Amaremos con palabras, con acciones o simplemente con una mirada, como San Vicente en este cuadro. Es una mirada de gozo, que corresponde a un corazón enamorado, porque Vicente de Paúl se desposó con la caridad, del mismo modo que Francisco de Asís lo hiciera con la pobreza.
Autor: Antonio R. Rubio Plo
Pero lo que no valoran los expertos puede valorarlo un creyente en su oración. La obra representa a san Vicente llevando en los brazos a un niño recién nacido, al que dirige una mirada de ternura mientras con la mano izquierda toca la campana del asilo de niños abandonados, que él mismo había fundado en París en 1638. El fondo es el de un paisaje invernal, con un campanario y unos tejados cubiertos por la nieve, y también puede apreciarse a la supuesta madre del niño, que huye temblorosa y afligida. Una escena triste, nada novedosa en aquellos tiempos, en que tantos niños eran abandonados al nacer y hasta se comerciaba con ellos como una mercancía, explotándolos para la mendicidad.

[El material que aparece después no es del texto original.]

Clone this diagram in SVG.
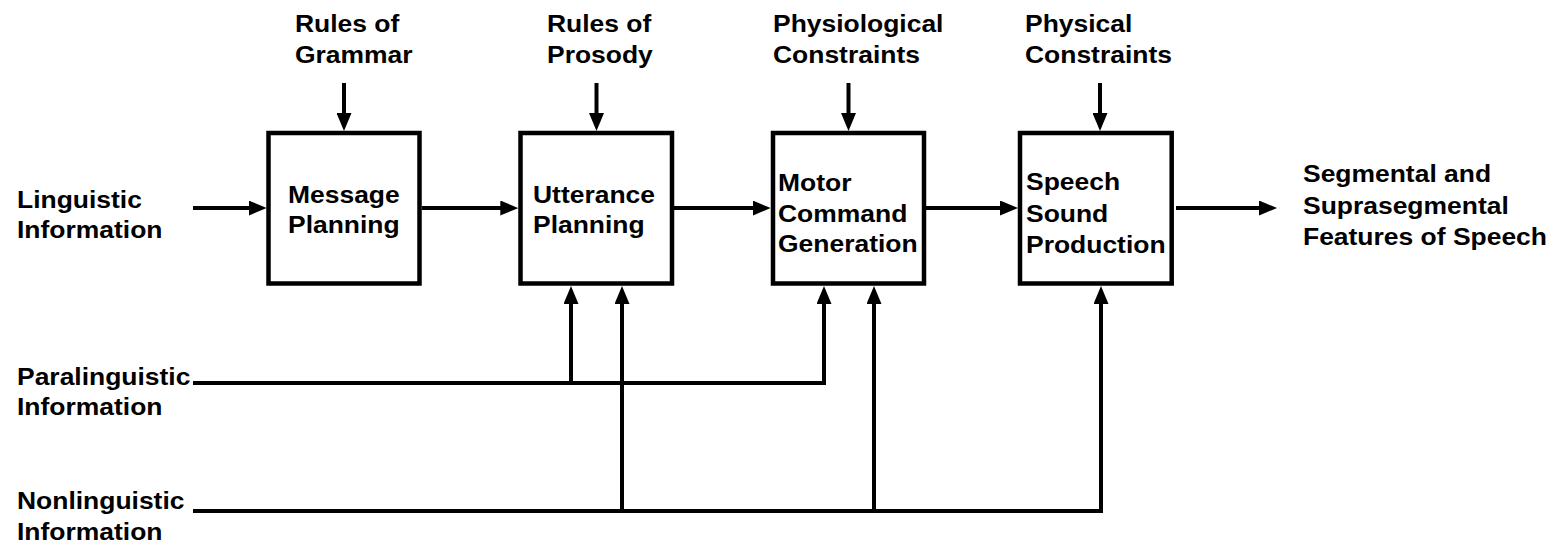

Según André Frossard, biógrafo de san Vicente, solamente en París se dejaba en las escalinatas de las iglesias entre trescientos y cuatrocientos niños al año. En una sociedad oficialmente cristiana se repetían escenas que ya habían sucedido en la Roma de los primeros siglos del cristianismo. Una escena sombría, pero hay algo que lo cambia todo: la mirada de Vicente de Paúl. El santo infunde luminosidad y valor espiritual a un cuadro que de otro modo pasaría desapercibido.
Una mirada da sentido a la vida del cristiano. Los otros no son extraños ni una referencia para las estadísticas que informan sobre los problemas sociales. Vicente de Paúl ve a un niño injustamente condenado a morir; un ser humano, pese a su pequeñez e insignificancia, que es hijo de Dios. Un ser humano muy importante para un Dios que también se hizo niño. Sobra todo lo demás. El sacerdote lo toma en sus brazos y busca un hogar para él para arrancarle así del destino que le ha reservado una sociedad egoísta que se niega a percibir las consecuencias de sus actos. En cambio, Vicente de Paúl recuerda con su mirada de ternura lo que dice Jesús en el evangelio: “Cuanto hicisteis a uno de estos hermanos más pequeños, a mí me lo hicisteis" (Mt 25,40). Una caridad ardiente, que solo puede proceder de la presencia del Espíritu de Dios, caridad que hace alguien olvidarse de sí mismo para ir rápidamente a donde se le necesita, tal y como hizo María con la visita a su prima Isabel. La caridad cristiana es mucho más que una mera ayuda. Implica ser conscientes de que existe una presencia misteriosa de Cristo, presente en los hermanos y de modo especial en los pobres, porque no hay nadie que no tenga la pobreza material o espiritual, e incluso a veces las dos juntas.
El niño abandonado en una noche de invierno debió de asemejarse para nuestro santo al Jesús nacido en Belén, y le correspondía a él, y a sus hijas de la Caridad, darle el calor material y el calor humano que sí tuvo Cristo, gracias a José y María, en la noche de Navidad. Una luz alumbra la noche representada en la pintura, pero es la luz de Cristo, la luz de la caridad, una luz que puede curar las heridas más dolorosas, las del alma. Al contemplar el cuadro en la catedral de Dax, he recordado la letra de un himno compuesto para honrar a San Vicente: “Enséñanos a amar, Vicente de Paúl, al pobre nuestro hermano como lo amaste tú”.
Amaremos con palabras, con acciones o simplemente con una mirada, como San Vicente en este cuadro. Es una mirada de gozo, que corresponde a un corazón enamorado, porque Vicente de Paúl se desposó con la caridad, del mismo modo que Francisco de Asís lo hiciera con la pobreza.